Key contributing factors:
- The noisy neighbor issue on the /ready endpoint, where multiple administrative tasks such as health checks, stats collection, and config updates are handled by a single thread, blocked the health checks, leading to the false negative.
- Traffic surges overwhelmed the remaining healthy pods, exacerbating the failure.
September 25 Incident
The September 25 incident, while similar in outcome, had a different root cause. Prior to the incident, we had identified an imbalance in the distribution of Envoy pods across Kubernetes nodes, where certain nodes were overloaded with too many traffic-handling pods. A fix was created and deployed on September 24 to address this issue. However, due to a deployment issue, the fix did not take effect, leaving the system in a vulnerable state.
When a spike in traffic occurred on September 25, the overloaded nodes caused the readiness probes to fail for several Envoy pods, which led to their shutdown. The remaining pods, now overwhelmed by the traffic surge, caused a system-wide degradation, similar to the August 27 incident, but triggered by different conditions.
Key contributing factors:
- Uneven distribution of Envoy pods across Kubernetes nodes left some nodes more vulnerable to traffic surges, which caused readiness probes to fail simultaneously.

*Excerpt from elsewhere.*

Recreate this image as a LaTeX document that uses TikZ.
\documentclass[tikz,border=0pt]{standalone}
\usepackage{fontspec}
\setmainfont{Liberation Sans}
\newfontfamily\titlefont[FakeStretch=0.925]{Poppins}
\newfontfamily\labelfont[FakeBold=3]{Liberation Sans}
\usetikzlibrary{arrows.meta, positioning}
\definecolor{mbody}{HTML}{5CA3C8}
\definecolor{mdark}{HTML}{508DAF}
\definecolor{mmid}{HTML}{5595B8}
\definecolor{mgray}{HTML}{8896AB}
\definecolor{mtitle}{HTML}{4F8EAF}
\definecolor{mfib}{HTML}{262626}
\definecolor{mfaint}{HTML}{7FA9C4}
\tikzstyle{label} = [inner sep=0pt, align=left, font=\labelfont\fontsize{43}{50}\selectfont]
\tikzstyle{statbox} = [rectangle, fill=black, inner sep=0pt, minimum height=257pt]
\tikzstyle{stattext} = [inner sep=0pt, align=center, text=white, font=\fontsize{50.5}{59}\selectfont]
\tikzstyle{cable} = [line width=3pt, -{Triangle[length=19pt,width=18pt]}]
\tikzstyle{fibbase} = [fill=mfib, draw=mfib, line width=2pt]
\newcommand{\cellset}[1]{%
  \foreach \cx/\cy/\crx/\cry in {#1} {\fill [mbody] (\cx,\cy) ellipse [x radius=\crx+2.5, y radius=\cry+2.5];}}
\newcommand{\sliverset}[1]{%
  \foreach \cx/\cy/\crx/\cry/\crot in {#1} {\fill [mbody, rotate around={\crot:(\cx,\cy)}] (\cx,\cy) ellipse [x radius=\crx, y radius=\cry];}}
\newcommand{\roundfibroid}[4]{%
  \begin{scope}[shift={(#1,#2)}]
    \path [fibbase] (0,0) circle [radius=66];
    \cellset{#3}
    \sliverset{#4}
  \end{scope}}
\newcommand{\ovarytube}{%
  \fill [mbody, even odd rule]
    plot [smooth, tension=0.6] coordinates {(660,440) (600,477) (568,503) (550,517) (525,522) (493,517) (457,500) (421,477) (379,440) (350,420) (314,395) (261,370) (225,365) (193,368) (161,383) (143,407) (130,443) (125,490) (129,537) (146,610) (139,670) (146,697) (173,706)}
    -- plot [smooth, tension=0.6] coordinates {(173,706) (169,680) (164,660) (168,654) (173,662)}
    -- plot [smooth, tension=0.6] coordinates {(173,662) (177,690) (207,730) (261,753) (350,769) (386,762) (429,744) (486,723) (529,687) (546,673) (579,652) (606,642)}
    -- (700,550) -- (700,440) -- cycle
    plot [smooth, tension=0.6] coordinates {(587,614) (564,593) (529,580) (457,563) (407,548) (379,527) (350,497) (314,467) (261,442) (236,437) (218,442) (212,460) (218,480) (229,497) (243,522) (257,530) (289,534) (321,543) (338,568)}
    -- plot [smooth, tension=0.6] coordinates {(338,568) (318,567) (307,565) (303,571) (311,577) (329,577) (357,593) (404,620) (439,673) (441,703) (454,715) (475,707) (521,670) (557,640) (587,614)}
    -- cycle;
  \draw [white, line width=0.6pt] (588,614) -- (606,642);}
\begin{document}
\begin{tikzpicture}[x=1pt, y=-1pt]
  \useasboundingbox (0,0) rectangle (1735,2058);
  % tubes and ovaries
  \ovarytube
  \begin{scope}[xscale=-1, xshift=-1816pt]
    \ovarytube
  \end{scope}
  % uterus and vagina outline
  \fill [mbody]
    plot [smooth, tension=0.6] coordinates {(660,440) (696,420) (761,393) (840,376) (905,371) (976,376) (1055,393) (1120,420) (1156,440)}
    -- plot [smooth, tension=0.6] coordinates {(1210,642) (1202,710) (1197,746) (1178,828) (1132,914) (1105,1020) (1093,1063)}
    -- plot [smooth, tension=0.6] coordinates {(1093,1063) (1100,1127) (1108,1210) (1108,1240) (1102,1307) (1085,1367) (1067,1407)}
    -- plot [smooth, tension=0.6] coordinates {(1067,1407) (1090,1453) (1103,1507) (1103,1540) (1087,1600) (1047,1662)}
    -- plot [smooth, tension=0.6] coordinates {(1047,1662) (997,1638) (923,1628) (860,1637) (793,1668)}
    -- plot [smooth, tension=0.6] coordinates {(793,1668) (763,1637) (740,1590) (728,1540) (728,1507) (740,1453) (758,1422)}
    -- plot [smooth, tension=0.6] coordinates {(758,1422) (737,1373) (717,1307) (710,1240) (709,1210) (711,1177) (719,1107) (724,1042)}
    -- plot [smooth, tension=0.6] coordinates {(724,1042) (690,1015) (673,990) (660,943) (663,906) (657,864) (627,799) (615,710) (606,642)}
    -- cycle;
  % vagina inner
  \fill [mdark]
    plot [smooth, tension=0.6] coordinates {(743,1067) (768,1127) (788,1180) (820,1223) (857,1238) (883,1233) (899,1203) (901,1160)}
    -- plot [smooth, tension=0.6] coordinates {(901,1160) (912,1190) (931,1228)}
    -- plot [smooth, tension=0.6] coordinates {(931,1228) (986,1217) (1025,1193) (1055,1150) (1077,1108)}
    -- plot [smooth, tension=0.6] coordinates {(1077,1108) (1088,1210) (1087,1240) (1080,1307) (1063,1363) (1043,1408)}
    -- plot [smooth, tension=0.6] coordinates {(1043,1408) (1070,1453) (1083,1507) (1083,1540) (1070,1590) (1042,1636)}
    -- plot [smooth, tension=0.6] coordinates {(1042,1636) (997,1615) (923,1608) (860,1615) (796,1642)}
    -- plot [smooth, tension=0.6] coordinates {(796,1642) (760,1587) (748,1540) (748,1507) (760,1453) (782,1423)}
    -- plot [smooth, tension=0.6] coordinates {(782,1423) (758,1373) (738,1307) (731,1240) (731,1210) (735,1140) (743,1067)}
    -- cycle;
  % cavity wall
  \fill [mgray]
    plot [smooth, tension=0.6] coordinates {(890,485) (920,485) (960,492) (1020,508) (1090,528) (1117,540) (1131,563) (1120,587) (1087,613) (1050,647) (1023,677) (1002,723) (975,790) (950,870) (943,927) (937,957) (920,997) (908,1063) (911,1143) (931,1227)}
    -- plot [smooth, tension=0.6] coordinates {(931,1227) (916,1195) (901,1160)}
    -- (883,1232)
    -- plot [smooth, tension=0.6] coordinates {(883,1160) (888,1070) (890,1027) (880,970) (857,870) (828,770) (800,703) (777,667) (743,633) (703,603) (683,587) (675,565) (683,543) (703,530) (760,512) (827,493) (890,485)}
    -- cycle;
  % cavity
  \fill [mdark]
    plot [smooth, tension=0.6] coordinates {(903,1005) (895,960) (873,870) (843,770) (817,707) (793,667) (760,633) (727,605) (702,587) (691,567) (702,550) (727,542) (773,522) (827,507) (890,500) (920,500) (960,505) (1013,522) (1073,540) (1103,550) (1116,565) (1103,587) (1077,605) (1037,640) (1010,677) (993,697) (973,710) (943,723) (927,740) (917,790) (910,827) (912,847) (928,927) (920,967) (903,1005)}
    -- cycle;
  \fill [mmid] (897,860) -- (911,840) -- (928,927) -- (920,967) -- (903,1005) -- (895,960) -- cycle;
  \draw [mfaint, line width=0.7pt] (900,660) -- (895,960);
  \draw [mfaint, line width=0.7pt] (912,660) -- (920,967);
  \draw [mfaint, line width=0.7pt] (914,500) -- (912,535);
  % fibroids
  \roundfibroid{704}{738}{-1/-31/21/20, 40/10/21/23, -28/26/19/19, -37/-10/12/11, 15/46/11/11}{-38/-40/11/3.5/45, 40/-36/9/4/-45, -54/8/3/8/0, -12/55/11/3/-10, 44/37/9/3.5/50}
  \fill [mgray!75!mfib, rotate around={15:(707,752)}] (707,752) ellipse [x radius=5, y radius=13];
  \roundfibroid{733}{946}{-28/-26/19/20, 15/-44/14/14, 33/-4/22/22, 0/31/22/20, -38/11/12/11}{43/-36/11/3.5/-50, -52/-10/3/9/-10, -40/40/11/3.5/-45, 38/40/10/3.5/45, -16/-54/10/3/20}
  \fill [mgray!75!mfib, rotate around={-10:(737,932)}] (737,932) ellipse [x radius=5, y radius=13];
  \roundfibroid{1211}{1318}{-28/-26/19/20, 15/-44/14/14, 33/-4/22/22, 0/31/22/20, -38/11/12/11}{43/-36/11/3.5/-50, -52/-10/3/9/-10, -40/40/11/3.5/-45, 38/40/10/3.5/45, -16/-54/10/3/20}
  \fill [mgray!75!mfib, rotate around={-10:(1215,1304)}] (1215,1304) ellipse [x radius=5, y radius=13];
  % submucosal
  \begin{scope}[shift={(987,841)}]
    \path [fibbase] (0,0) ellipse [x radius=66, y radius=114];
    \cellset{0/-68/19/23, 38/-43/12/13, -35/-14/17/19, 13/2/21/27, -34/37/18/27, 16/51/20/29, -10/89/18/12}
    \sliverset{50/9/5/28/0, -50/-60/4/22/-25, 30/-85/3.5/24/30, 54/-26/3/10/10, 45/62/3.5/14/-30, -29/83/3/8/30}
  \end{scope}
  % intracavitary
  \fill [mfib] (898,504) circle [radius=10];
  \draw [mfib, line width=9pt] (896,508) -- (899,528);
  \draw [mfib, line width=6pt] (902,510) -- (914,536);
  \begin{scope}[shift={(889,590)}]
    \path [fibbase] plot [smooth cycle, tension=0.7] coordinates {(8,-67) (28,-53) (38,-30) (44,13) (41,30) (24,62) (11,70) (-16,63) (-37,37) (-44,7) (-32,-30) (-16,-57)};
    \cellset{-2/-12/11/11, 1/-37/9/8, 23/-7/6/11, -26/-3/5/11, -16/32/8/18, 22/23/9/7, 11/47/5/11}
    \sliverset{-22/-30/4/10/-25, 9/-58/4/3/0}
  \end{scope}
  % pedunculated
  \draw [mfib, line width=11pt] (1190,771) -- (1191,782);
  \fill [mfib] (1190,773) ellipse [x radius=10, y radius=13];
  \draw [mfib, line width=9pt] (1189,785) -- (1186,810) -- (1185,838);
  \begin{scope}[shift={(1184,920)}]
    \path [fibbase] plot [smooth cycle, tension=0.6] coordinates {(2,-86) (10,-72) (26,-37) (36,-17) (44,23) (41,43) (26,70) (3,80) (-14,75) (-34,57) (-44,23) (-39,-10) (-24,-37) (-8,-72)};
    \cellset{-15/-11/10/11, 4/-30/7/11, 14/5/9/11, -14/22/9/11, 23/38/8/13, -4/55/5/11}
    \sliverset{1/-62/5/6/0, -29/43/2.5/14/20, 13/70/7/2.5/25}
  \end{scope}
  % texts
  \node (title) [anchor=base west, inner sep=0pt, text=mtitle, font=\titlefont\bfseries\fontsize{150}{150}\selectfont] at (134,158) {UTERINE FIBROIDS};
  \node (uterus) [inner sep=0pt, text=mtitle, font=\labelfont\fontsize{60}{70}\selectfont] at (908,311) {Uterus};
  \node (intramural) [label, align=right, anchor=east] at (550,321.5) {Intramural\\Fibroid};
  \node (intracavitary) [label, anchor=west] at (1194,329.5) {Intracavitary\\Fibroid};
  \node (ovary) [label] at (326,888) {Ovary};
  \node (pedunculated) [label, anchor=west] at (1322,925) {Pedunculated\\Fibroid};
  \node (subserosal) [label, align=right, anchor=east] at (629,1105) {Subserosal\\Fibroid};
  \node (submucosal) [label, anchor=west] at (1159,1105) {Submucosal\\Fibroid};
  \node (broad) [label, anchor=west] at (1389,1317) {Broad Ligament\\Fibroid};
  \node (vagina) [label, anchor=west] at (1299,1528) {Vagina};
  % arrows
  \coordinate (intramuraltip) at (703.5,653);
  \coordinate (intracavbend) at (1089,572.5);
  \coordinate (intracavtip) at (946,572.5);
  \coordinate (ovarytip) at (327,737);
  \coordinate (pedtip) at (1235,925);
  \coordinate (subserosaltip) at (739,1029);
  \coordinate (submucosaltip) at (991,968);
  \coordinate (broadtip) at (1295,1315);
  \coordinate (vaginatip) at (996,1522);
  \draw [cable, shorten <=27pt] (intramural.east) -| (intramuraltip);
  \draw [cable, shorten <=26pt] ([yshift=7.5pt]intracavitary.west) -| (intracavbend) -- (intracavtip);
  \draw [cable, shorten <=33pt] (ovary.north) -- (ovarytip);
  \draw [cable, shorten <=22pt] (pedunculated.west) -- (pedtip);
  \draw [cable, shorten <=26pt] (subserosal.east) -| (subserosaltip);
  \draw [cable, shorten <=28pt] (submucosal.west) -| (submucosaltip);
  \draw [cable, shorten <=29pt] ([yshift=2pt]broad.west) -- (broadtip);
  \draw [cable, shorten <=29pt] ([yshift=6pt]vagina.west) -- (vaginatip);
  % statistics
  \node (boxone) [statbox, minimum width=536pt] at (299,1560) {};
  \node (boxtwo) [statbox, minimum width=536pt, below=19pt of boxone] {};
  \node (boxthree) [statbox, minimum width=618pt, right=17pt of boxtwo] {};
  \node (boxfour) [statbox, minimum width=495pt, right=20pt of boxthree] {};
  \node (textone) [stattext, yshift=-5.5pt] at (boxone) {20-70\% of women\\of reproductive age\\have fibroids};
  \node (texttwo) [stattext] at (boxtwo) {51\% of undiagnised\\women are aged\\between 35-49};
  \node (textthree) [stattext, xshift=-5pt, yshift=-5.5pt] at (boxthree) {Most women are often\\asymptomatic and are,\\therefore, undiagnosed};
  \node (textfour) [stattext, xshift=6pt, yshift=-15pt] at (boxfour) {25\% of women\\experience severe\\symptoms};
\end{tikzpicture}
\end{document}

- The fix to address the pod distribution imbalance was not applied in time due to a deployment issue, leaving the system exposed to failure under high traffic.
- The spike in traffic patterns, coupled with the existing vulnerabilities, led to overloaded pods and cascading shutdowns, similar to the congestive collapse seen in the August 27 incident.
Key differences between the events:
- The August 27 failure was due to misconfigured health checks, while the September 25 failure stemmed from an unresolved issue in pod distribution.
- Readiness probe failures on September 25 were a result of traffic surges overloading the already imbalanced pods.
Key Action: Rollback to Nginx
Given that both incidents affected the same layer of our routing infrastructure, and to ensure greater stability, we made the decision to roll back the routing layer from Envoy to the Nginx system that had been in use previously. Nginx, which has been operational for much longer, provides a stable fallback while we conduct a more comprehensive evaluation of Envoy. This rollback allows us to address the architectural improvements needed in Envoy before considering redeployment.
Other Actions Taken
Following the August 27 incident:
- We added configurations to Envoy’s overload manager to better handle connection limits and avoid future congestive collapse.
- We revised the health check mechanism to isolate the /ready endpoint from other admin tasks, mitigating the noisy neighbor issue.
After the September 25 incident:
- We rolled back the affected routing layer from Envoy to Nginx, ensuring immediate stability while we review and improve Envoy's configuration and architecture.
- We implemented changes to ensure even pod distribution across Kubernetes nodes, minimizing the risk of future traffic surges leading to similar failures.
- We upgraded monitoring and alerting systems to catch early signs of traffic imbalances or readiness probe failures.
In both cases, we have increased capacity, enhanced traffic management, and improved resilience through making critical adjustments to our routing infrastructure to reduce the risk of cascading failures.